Когда в свободные минуты – редкие выходные, поздними вечерами или во время отпуска – возвращаюсь к писательской работе, к новой прозе, обязательно дозвонится какой-нибудь журналист и спросит: ну, как там у вас, в писательской среде, что новенького? Съезды, как у киношников, или, может, к ярмарке готовитесь? Съездов, отвечаю, у нас нет. А вот мои друзья и уважаемые коллеги – Борис Васильев, Слава Пьецух, Фазиль Искандер – работают, слава богу! Пишут, печатаются. И их проза очень меня радует. Мне нравится, как работают и те, кого я недавно называл молодыми писателями, – Алексей Слаповский, Светлана Василенко, Володя Шпаков… Нравится, как ярко заявили о себе мои студенты в Литературном институте, которые даже создали «Лигу восходящего искусства».
Ну а что касается «среды» – отмалчивался, потому что только обдумывал, не рассказать ли о том, о чем рассказывать противно: как те из «коллег», кто совсем недавно, кажется, лез обниматься и сидел за твоим столом как гость, готовы нож воткнуть в спину и отравить твою собаку… Что поделаешь, у них теперь вместо глаз – монеты, а за «зеленой» горой, как сказала моя дочь, они перестали видеть людей. Правда, и творческий пыл пошел на убыль. И вот пока я вспоминал свои детдомовские времена, когда самой страшной была стая с ее законами и горе было Белой Вороне, отличной от стаи, моя жена Мариша возьми и положи мне на стол странички из своей новой повести.

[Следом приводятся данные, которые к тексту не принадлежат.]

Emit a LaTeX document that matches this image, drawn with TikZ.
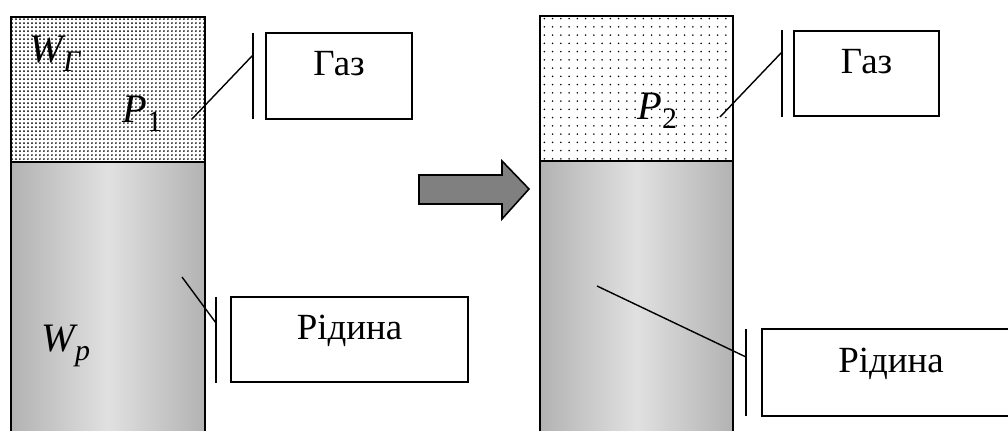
\documentclass[tikz,border=0pt]{standalone}
\usepackage{fontspec}
\setmainfont{Liberation Serif}
\usetikzlibrary{patterns.meta}
\newcommand{\lowidx}[1]{\raisebox{-0.2em}{\fontsize{17}{17}\selectfont #1}}

\begin{document}
\begin{tikzpicture}[x=0.02cm, y=-0.02cm,
    wall/.style={draw=black, line width=0.9pt},
    liquid/.style={wall, left color=black!30, right color=black!30, middle color=black!12},
    densegas/.style={wall, pattern={Dots[distance=0.08cm, radius=0.55pt]}},
    sparsegas/.style={wall, pattern={Dots[distance=0.165cm, radius=0.5pt]}},
    tagbox/.style={draw, line width=0.9pt, inner sep=0pt, text height=0.7em, text depth=0.7em,
      font=\fontsize{21}{25}\selectfont},
    qty/.style={inner sep=0pt, anchor=base west, font=\fontsize{23}{27}\selectfont\itshape},
    bar/.style={line width=1.1pt},
    leader/.style={line width=0.8pt}]
  \useasboundingbox (0,0) rectangle (1008,431);
  \clip (0,0) rectangle (1008,431);
  % left column, before
  \draw[densegas] (11,17) rectangle (205,162);
  \draw[liquid] (11,162) rectangle (205,445);
  \node[qty] (wgas) at (29,63) {W\lowidx{Г}};
  \node[qty] (p1) at (122,123) {P\lowidx{\upshape 1}};
  \node[qty] (wliq) at (41,352) {W\lowidx{p}};
  % right column, after
  \draw[sparsegas] (540,16) rectangle (733,161);
  \draw[liquid] (540,161) rectangle (733,445);
  \node[qty] (p2) at (637,120) {P\lowidx{\upshape 2}};
  % arrow between
  \draw[wall, fill=black!50] (419,175) -- (502,175) -- (502,161) -- (529,189)
    -- (502,219) -- (502,204) -- (419,204) -- cycle;
  % callouts
  \node[tagbox, minimum width=2.92cm, minimum height=1.72cm] (gas1) at (339,76) {Газ};
  \node[tagbox, minimum width=4.74cm, minimum height=1.70cm] (liq1) at (349.5,339.5) {Рідина};
  \node[tagbox, minimum width=2.90cm, minimum height=1.70cm] (gas2) at (866.5,73.5) {Газ};
  \node[tagbox, minimum width=5.16cm, minimum height=1.74cm] (liq2) at (891,372.5) {Рідина};
  \coordinate (g1top) at (253,33); \coordinate (g1bot) at (253,119);
  \coordinate (g1hit) at (253,55); \coordinate (g1in) at (192,119);
  \coordinate (l1top) at (216,297); \coordinate (l1bot) at (216,383);
  \coordinate (l1hit) at (216,323); \coordinate (l1in) at (182,277);
  \coordinate (g2top) at (782,30); \coordinate (g2bot) at (782,117);
  \coordinate (g2hit) at (782,52); \coordinate (g2in) at (720,117);
  \coordinate (l2top) at (746,329); \coordinate (l2bot) at (746,416);
  \coordinate (l2hit) at (746,357); \coordinate (l2in) at (597,286);
  \foreach \c in {g1,l1,g2,l2} {
    \draw[bar] (\c top) -- (\c bot);
    \draw[leader] (\c in) -- (\c hit);
  }
\end{tikzpicture}
\end{document}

Поперву я воспринял ее опус не без иронии. До смерти не люблю семейного творчества, а люблю, когда хозяйка в доме умеет сварить вкусный борщ. Но женщины между тем народ наблюдательный. Им всегда виднее: что, где, зачем? Не проведешь их и тогда, когда кто-то надувается изо всех сил, а на самом деле – мыльный пузырь. Полистайте эти странички. Многие герои покажутся знакомыми. Иногда смешными. Я правда смеялся. Сквозь слезы.
Представляя повесть на читательский суд, должен подтвердить, что любое совпадение событий, имен, адресов и даже пород животных – совершенно случайно.